- Written exercise
Copy out the whole listing exactly as written, leaving the pictures behind.

- Supplied data
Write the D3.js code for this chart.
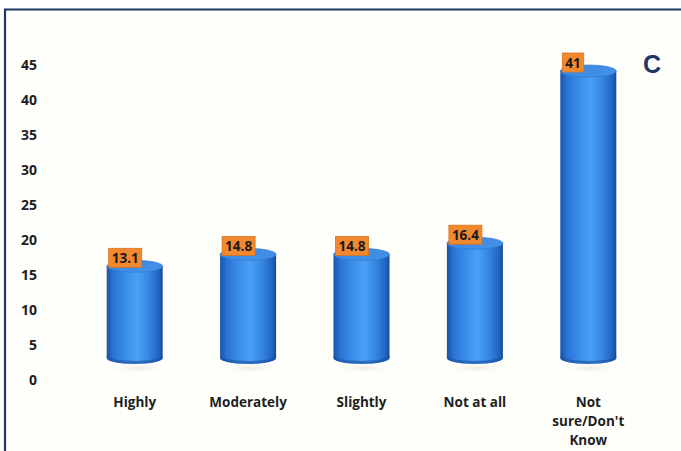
<!DOCTYPE html>
<html>
<head>
<meta charset="utf-8">
<script src="https://cdn.jsdelivr.net/npm/d3@7/dist/d3.min.js"></script>
<style>
  html, body { margin: 0; padding: 0; background: #ffffff; }
  svg { display: block; }
</style>
</head>
<body>
<svg id="chart" width="681" height="451"></svg>
<script>
// Survey responses (percent)
const categories = ["Highly", "Moderately", "Slightly", "Not at all", "Not sure/Don't Know"];
const values = [13.1, 14.8, 14.8, 16.4, 41];
const yTicks = [0, 5, 10, 15, 20, 25, 30, 35, 40, 45];
const panelLetter = "C";

const W = 681, H = 451;
const FONT = "'Open Sans', 'Liberation Sans', Arial, sans-serif";
const svg = d3.select("#chart");
const defs = svg.append("defs");

// panel background and frame
svg.append("rect").attr("x", 0).attr("y", 0).attr("width", W).attr("height", H).attr("fill", "#ffffff");
svg.append("rect").attr("x", 5).attr("y", 9).attr("width", W).attr("height", H)
  .attr("fill", "#fefefb");
svg.append("path").attr("d", `M5,${H} V9.5 H${W}`)
  .attr("fill", "none").attr("stroke", "#1f3663").attr("stroke-width", 2.2);

// scales
const y = d3.scaleLinear().domain([0, 45]).range([380, 65]);
const depth = 22; // floor set back in 3D view
const x = d3.scaleBand().domain(categories).range([78, 645]).paddingInner(0.5).paddingOuter(0.25);
const bw = 56, ry = 6;

// gradients for the cylinder sides and tops
const sideGrad = defs.append("linearGradient").attr("id", "side").attr("x1", 0).attr("x2", 1).attr("y1", 0).attr("y2", 0);
[[0, "#1a53a8"], [0.12, "#2a74d6"], [0.4, "#3f94ee"], [0.55, "#4aa0f4"], [0.75, "#3586e2"], [0.93, "#2064c0"], [1, "#174a99"]]
  .forEach(([o, c]) => sideGrad.append("stop").attr("offset", o).attr("stop-color", c));
const topGrad = defs.append("linearGradient").attr("id", "topFill").attr("x1", 0).attr("x2", 1).attr("y1", 0).attr("y2", 1);
[[0, "#3a88e0"], [1, "#4392ea"]].forEach(([o, c]) => topGrad.append("stop").attr("offset", o).attr("stop-color", c));
const shadowGrad = defs.append("radialGradient").attr("id", "floorShadow");
[[0, "rgba(210,200,170,0.35)"], [1, "rgba(255,255,255,0)"]]
  .forEach(([o, c]) => shadowGrad.append("stop").attr("offset", o).attr("stop-color", c));

// y axis labels
const yAxis = d3.axisLeft(y).tickValues(yTicks).tickSize(0).tickPadding(0);
const gy = svg.append("g").attr("transform", "translate(37,0)").call(yAxis);
gy.select(".domain").remove();
gy.selectAll("text")
  .attr("font-family", FONT)
  .attr("font-size", 14).attr("font-weight", "bold").attr("fill", "#1e1e1e");

// cylinders
const bars = svg.append("g").selectAll("g").data(values).join("g")
  .attr("transform", (d, i) => `translate(${x(categories[i]) + x.bandwidth() / 2},0)`);

bars.append("ellipse")
  .attr("cx", 2).attr("cy", y(0) - depth + 10).attr("rx", bw / 2 + 6).attr("ry", 6)
  .attr("fill", "url(#floorShadow)");

bars.append("path")
  .attr("d", d => {
    const yb = y(0) - depth, yt = y(d) - depth, r = bw / 2;
    return `M${-r},${yt} V${yb} A${r},${ry} 0 0,0 ${r},${yb} V${yt} Z`;
  })
  .attr("fill", "url(#side)");

// darker rim along the base
bars.append("path")
  .attr("d", () => {
    const yb = y(0) - depth, r = bw / 2;
    return `M${-r},${yb - 3} A${r},${ry} 0 0,0 ${r},${yb - 3} V${yb} A${r},${ry} 0 0,1 ${-r},${yb} Z`;
  })
  .attr("fill", "#1b4f9e").attr("opacity", 0.6);

bars.append("ellipse")
  .attr("cx", 0).attr("cy", d => y(d) - depth).attr("rx", bw / 2).attr("ry", ry)
  .attr("fill", "url(#topFill)").attr("stroke", "#2d74cf").attr("stroke-width", 0.6);

// value labels
const labels = bars.append("g")
  .attr("transform", d => `translate(${-bw / 2 + 2},${y(d) - depth + 1})`);
labels.append("text")
  .attr("x", 3).attr("y", -4)
  .attr("font-family", FONT)
  .attr("font-size", 13.5).attr("font-weight", "bold").attr("fill", "#1a1a1a")
  .text(d => d);
labels.each(function () {
  const g = d3.select(this);
  const t = g.select("text");
  const w = t.node().getComputedTextLength();
  g.insert("rect", "text")
    .attr("x", 0).attr("y", -19).attr("width", w + 6).attr("height", 19)
    .attr("fill", "#f2892e").attr("stroke", "#d9741c").attr("stroke-width", 0.8);
});

// category labels, wrapped within the band
const maxW = 84;
const cat = svg.append("g").selectAll("text").data(categories).join("text")
  .attr("x", d => x(d) + x.bandwidth() / 2)
  .attr("y", 407)
  .attr("text-anchor", "middle")
  .attr("font-family", FONT)
  .attr("font-size", 13.5).attr("font-weight", "bold").attr("fill", "#1e1e1e");
cat.each(function (d) {
  const el = d3.select(this);
  const words = d.split(" ");
  const lines = [];
  let line = [];
  const probe = el.append("tspan");
  words.forEach(wd => {
    const trial = line.concat(wd).join(" ");
    probe.text(trial);
    if (line.length && probe.node().getComputedTextLength() > maxW) {
      lines.push(line.join(" "));
      line = [wd];
    } else {
      line.push(wd);
    }
  });
  lines.push(line.join(" "));
  probe.remove();
  lines.forEach((l, i) => {
    el.append("tspan").attr("x", el.attr("x")).attr("dy", i === 0 ? 0 : 19).text(l);
  });
});

// panel letter
svg.append("text")
  .attr("x", 652).attr("y", 73)
  .attr("text-anchor", "middle")
  .attr("font-family", "'Liberation Sans', Arial, sans-serif")
  .attr("font-size", 25).attr("font-weight", "bold").attr("fill", "#1f3864")
  .text(panelLetter);
</script>
</body>
</html>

- The output
Write the D3.js code for this chart.
<!DOCTYPE html>
<html>
<head>
<meta charset="utf-8">
<script src="https://cdn.jsdelivr.net/npm/d3@7/dist/d3.min.js"></script>
<style>
  html, body { margin: 0; padding: 0; background: #ffffff; }
  svg { display: block; }
</style>
</head>
<body>
<svg id="chart" width="681" height="451"></svg>
<script>
// Survey responses (percent)
const categories = ["Highly", "Moderately", "Slightly", "Not at all", "Not sure/Don't Know"];
const values = [13.1, 14.8, 14.8, 16.4, 41];
const yTicks = [0, 5, 10, 15, 20, 25, 30, 35, 40, 45];
const panelLetter = "C";

const W = 681, H = 451;
const FONT = "'Open Sans', 'Liberation Sans', Arial, sans-serif";
const svg = d3.select("#chart");
const defs = svg.append("defs");

// panel background and frame
svg.append("rect").attr("x", 0).attr("y", 0).attr("width", W).attr("height", H).attr("fill", "#ffffff");
svg.append("rect").attr("x", 5).attr("y", 9).attr("width", W).attr("height", H)
  .attr("fill", "#fefefb");
svg.append("path").attr("d", `M5,${H} V9.5 H${W}`)
  .attr("fill", "none").attr("stroke", "#1f3663").attr("stroke-width", 2.2);

// scales
const y = d3.scaleLinear().domain([0, 45]).range([380, 65]);
const depth = 22; // floor set back in 3D view
const x = d3.scaleBand().domain(categories).range([78, 645]).paddingInner(0.5).paddingOuter(0.25);
const bw = 56, ry = 6;

// gradients for the cylinder sides and tops
const sideGrad = defs.append("linearGradient").attr("id", "side").attr("x1", 0).attr("x2", 1).attr("y1", 0).attr("y2", 0);
[[0, "#1a53a8"], [0.12, "#2a74d6"], [0.4, "#3f94ee"], [0.55, "#4aa0f4"], [0.75, "#3586e2"], [0.93, "#2064c0"], [1, "#174a99"]]
  .forEach(([o, c]) => sideGrad.append("stop").attr("offset", o).attr("stop-color", c));
const topGrad = defs.append("linearGradient").attr("id", "topFill").attr("x1", 0).attr("x2", 1).attr("y1", 0).attr("y2", 1);
[[0, "#3a88e0"], [1, "#4392ea"]].forEach(([o, c]) => topGrad.append("stop").attr("offset", o).attr("stop-color", c));
const shadowGrad = defs.append("radialGradient").attr("id", "floorShadow");
[[0, "rgba(210,200,170,0.35)"], [1, "rgba(255,255,255,0)"]]
  .forEach(([o, c]) => shadowGrad.append("stop").attr("offset", o).attr("stop-color", c));

// y axis labels
const yAxis = d3.axisLeft(y).tickValues(yTicks).tickSize(0).tickPadding(0);
const gy = svg.append("g").attr("transform", "translate(37,0)").call(yAxis);
gy.select(".domain").remove();
gy.selectAll("text")
  .attr("font-family", FONT)
  .attr("font-size", 14).attr("font-weight", "bold").attr("fill", "#1e1e1e");

// cylinders
const bars = svg.append("g").selectAll("g").data(values).join("g")
  .attr("transform", (d, i) => `translate(${x(categories[i]) + x.bandwidth() / 2},0)`);

bars.append("ellipse")
  .attr("cx", 2).attr("cy", y(0) - depth + 10).attr("rx", bw / 2 + 6).attr("ry", 6)
  .attr("fill", "url(#floorShadow)");

bars.append("path")
  .attr("d", d => {
    const yb = y(0) - depth, yt = y(d) - depth, r = bw / 2;
    return `M${-r},${yt} V${yb} A${r},${ry} 0 0,0 ${r},${yb} V${yt} Z`;
  })
  .attr("fill", "url(#side)");

// darker rim along the base
bars.append("path")
  .attr("d", () => {
    const yb = y(0) - depth, r = bw / 2;
    return `M${-r},${yb - 3} A${r},${ry} 0 0,0 ${r},${yb - 3} V${yb} A${r},${ry} 0 0,1 ${-r},${yb} Z`;
  })
  .attr("fill", "#1b4f9e").attr("opacity", 0.6);

bars.append("ellipse")
  .attr("cx", 0).attr("cy", d => y(d) - depth).attr("rx", bw / 2).attr("ry", ry)
  .attr("fill", "url(#topFill)").attr("stroke", "#2d74cf").attr("stroke-width", 0.6);

// value labels
const labels = bars.append("g")
  .attr("transform", d => `translate(${-bw / 2 + 2},${y(d) - depth + 1})`);
labels.append("text")
  .attr("x", 3).attr("y", -4)
  .attr("font-family", FONT)
  .attr("font-size", 13.5).attr("font-weight", "bold").attr("fill", "#1a1a1a")
  .text(d => d);
labels.each(function () {
  const g = d3.select(this);
  const t = g.select("text");
  const w = t.node().getComputedTextLength();
  g.insert("rect", "text")
    .attr("x", 0).attr("y", -19).attr("width", w + 6).attr("height", 19)
    .attr("fill", "#f2892e").attr("stroke", "#d9741c").attr("stroke-width", 0.8);
});

// category labels, wrapped within the band
const maxW = 84;
const cat = svg.append("g").selectAll("text").data(categories).join("text")
  .attr("x", d => x(d) + x.bandwidth() / 2)
  .attr("y", 407)
  .attr("text-anchor", "middle")
  .attr("font-family", FONT)
  .attr("font-size", 13.5).attr("font-weight", "bold").attr("fill", "#1e1e1e");
cat.each(function (d) {
  const el = d3.select(this);
  const words = d.split(" ");
  const lines = [];
  let line = [];
  const probe = el.append("tspan");
  words.forEach(wd => {
    const trial = line.concat(wd).join(" ");
    probe.text(trial);
    if (line.length && probe.node().getComputedTextLength() > maxW) {
      lines.push(line.join(" "));
      line = [wd];
    } else {
      line.push(wd);
    }
  });
  lines.push(line.join(" "));
  probe.remove();
  lines.forEach((l, i) => {
    el.append("tspan").attr("x", el.attr("x")).attr("dy", i === 0 ? 0 : 19).text(l);
  });
});

// panel letter
svg.append("text")
  .attr("x", 652).attr("y", 73)
  .attr("text-anchor", "middle")
  .attr("font-family", "'Liberation Sans', Arial, sans-serif")
  .attr("font-size", 25).attr("font-weight", "bold").attr("fill", "#1f3864")
  .text(panelLetter);
</script>
</body>
</html>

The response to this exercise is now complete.